- _WHAT IS BEING ASKED_
Only the lines holding the string "size" are needed. Copy each one.

+ + +

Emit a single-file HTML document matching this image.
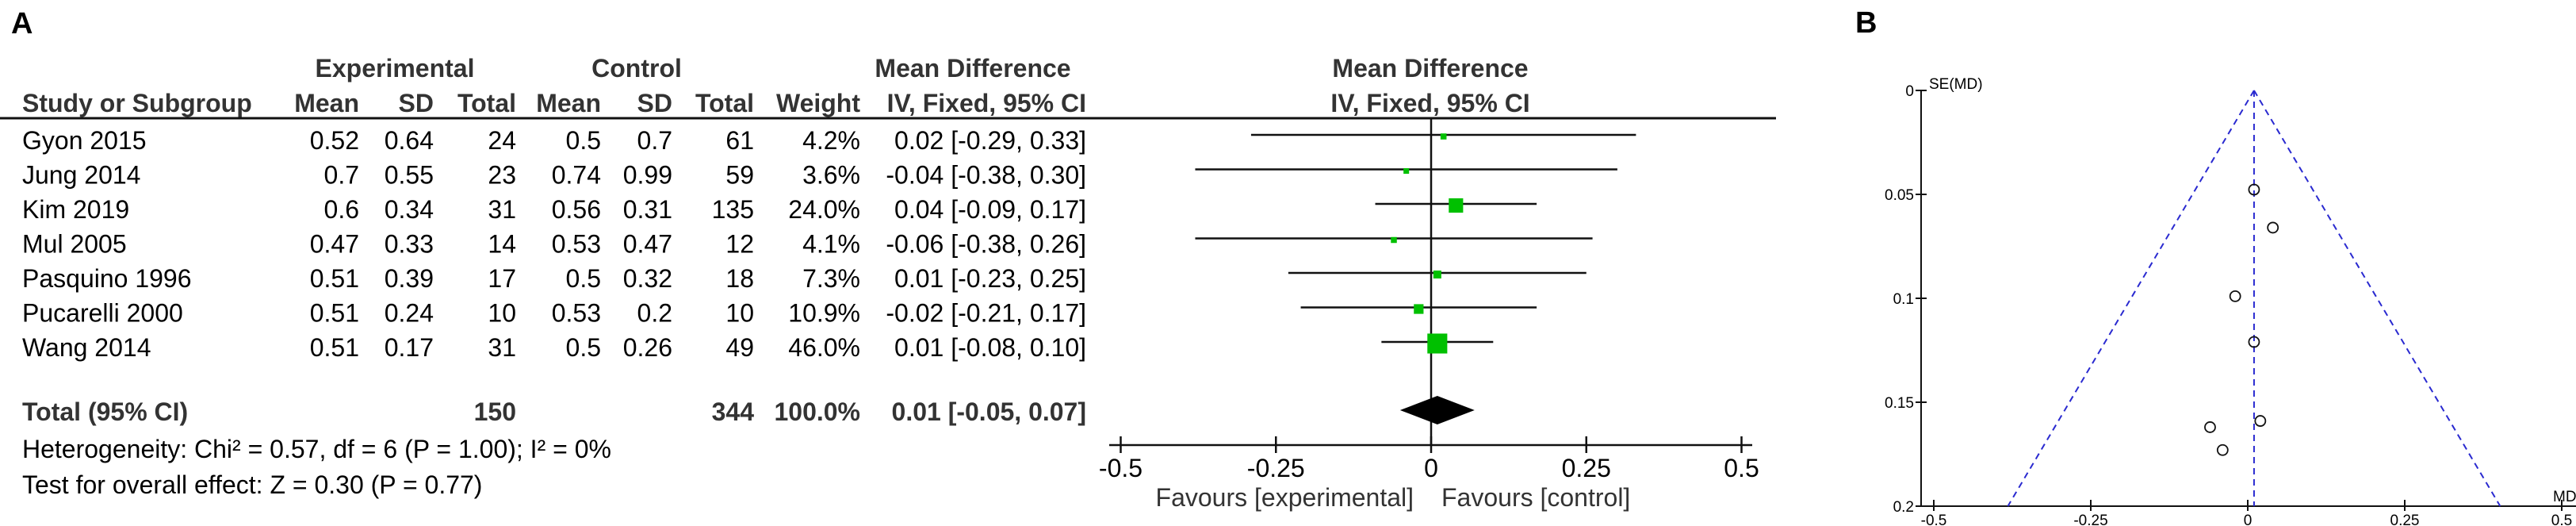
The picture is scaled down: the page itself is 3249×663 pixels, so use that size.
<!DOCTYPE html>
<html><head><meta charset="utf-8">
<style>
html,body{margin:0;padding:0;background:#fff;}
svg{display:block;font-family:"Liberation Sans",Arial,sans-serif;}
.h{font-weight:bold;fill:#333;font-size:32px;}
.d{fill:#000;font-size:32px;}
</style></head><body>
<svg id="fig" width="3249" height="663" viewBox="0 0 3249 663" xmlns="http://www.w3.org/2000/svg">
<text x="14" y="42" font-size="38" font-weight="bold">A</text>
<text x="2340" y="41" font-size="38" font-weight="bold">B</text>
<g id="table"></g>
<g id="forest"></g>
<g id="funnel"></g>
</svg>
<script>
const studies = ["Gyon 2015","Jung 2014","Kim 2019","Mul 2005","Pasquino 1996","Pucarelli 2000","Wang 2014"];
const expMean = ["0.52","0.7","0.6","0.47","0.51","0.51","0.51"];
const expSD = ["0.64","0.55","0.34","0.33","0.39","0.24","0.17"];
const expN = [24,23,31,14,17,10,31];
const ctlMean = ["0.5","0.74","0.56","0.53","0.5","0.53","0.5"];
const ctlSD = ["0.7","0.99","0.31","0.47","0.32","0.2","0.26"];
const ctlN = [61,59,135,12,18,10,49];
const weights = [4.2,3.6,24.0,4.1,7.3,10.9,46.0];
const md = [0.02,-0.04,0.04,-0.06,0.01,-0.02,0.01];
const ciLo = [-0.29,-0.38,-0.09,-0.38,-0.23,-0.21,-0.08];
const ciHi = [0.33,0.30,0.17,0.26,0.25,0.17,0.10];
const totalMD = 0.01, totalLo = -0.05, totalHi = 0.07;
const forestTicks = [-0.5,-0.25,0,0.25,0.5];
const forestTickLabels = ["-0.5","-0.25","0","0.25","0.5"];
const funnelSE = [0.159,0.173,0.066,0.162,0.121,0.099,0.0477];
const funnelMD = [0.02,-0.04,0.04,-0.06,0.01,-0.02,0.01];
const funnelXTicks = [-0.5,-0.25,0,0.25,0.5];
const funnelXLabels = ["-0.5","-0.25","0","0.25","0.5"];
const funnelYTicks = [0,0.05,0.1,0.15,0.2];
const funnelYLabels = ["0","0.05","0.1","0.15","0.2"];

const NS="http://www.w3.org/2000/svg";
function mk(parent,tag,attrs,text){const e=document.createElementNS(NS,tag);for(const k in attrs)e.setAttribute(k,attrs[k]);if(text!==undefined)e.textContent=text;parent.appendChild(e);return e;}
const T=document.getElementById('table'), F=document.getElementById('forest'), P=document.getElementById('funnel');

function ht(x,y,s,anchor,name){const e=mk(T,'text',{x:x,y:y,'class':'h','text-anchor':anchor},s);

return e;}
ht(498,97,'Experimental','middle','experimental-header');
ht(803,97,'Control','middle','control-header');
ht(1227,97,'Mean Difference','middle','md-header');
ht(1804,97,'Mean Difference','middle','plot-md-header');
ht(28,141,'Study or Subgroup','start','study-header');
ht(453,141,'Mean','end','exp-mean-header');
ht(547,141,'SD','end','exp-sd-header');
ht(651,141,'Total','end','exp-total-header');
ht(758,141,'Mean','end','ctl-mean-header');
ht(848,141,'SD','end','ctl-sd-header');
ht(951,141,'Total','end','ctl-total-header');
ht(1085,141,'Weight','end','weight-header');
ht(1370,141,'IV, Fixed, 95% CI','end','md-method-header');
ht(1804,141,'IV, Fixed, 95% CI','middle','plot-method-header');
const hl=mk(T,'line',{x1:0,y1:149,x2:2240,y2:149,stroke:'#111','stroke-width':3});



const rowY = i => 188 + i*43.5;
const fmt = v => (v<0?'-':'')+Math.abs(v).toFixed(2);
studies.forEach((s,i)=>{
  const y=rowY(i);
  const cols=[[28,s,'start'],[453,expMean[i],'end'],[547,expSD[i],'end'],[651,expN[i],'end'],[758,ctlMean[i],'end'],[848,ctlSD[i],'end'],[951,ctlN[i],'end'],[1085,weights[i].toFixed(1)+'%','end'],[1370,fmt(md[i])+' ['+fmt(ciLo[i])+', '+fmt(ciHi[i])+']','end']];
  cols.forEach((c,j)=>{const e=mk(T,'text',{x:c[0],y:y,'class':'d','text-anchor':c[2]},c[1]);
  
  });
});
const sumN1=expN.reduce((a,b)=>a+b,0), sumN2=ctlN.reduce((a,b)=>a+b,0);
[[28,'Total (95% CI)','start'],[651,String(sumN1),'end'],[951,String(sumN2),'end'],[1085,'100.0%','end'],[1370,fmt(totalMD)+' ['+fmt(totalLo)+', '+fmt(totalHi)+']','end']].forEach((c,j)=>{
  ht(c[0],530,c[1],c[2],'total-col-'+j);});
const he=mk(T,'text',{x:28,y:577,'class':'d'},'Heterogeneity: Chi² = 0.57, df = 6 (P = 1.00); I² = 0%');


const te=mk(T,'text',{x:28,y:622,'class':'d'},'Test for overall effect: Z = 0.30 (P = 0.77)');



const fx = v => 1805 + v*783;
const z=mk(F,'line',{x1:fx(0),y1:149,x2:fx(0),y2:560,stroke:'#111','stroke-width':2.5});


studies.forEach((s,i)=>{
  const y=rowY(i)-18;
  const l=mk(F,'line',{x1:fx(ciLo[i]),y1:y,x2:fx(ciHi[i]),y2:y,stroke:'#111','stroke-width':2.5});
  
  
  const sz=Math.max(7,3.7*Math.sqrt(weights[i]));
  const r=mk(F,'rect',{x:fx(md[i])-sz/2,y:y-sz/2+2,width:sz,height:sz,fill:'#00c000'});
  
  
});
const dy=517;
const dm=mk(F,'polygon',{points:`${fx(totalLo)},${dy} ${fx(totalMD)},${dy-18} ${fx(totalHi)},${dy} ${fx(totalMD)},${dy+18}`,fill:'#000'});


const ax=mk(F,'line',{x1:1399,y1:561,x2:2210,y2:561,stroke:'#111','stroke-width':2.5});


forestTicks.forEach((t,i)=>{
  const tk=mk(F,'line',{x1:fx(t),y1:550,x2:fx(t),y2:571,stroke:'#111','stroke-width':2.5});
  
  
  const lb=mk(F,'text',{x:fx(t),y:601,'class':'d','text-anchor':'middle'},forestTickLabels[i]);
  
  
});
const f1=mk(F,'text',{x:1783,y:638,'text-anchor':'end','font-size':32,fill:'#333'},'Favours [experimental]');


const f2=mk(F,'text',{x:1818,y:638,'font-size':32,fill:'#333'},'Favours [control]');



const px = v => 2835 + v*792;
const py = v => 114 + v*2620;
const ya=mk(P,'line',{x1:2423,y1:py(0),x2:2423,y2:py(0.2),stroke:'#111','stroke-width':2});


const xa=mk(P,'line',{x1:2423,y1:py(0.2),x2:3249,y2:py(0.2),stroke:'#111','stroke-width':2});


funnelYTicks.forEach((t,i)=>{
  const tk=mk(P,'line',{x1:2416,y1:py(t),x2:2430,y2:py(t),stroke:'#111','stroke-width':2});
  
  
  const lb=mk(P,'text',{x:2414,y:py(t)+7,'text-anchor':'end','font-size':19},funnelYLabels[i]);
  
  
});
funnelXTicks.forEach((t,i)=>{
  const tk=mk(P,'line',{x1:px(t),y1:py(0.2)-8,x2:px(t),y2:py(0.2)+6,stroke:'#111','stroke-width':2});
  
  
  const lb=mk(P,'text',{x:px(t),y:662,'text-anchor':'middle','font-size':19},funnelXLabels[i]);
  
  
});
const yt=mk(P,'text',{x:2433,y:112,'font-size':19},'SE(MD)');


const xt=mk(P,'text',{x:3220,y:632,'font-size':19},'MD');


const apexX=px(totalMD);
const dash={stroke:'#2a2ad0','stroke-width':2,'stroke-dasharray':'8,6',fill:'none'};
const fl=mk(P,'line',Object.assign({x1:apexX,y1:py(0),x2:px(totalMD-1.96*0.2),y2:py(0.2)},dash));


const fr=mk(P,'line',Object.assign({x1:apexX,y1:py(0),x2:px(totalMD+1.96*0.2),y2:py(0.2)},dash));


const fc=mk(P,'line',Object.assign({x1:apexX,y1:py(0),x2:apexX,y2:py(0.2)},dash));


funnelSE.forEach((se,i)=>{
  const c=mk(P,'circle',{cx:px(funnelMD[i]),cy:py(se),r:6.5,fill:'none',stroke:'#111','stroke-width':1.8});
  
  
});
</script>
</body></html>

+ + +

- _SOLUTION TO THIS TASK_
The picture is scaled down: the page itself is 3249×663 pixels, so use that size.
.h{font-weight:bold;fill:#333;font-size:32px;}
.d{fill:#000;font-size:32px;}
<text x="14" y="42" font-size="38" font-weight="bold">A</text>
<text x="2340" y="41" font-size="38" font-weight="bold">B</text>
const f1=mk(F,'text',{x:1783,y:638,'text-anchor':'end','font-size':32,fill:'#333'},'Favours [experimental]');
const f2=mk(F,'text',{x:1818,y:638,'font-size':32,fill:'#333'},'Favours [control]');
  const lb=mk(P,'text',{x:2414,y:py(t)+7,'text-anchor':'end','font-size':19},funnelYLabels[i]);
  const lb=mk(P,'text',{x:px(t),y:662,'text-anchor':'middle','font-size':19},funnelXLabels[i]);
const yt=mk(P,'text',{x:2433,y:112,'font-size':19},'SE(MD)');
const xt=mk(P,'text',{x:3220,y:632,'font-size':19},'MD');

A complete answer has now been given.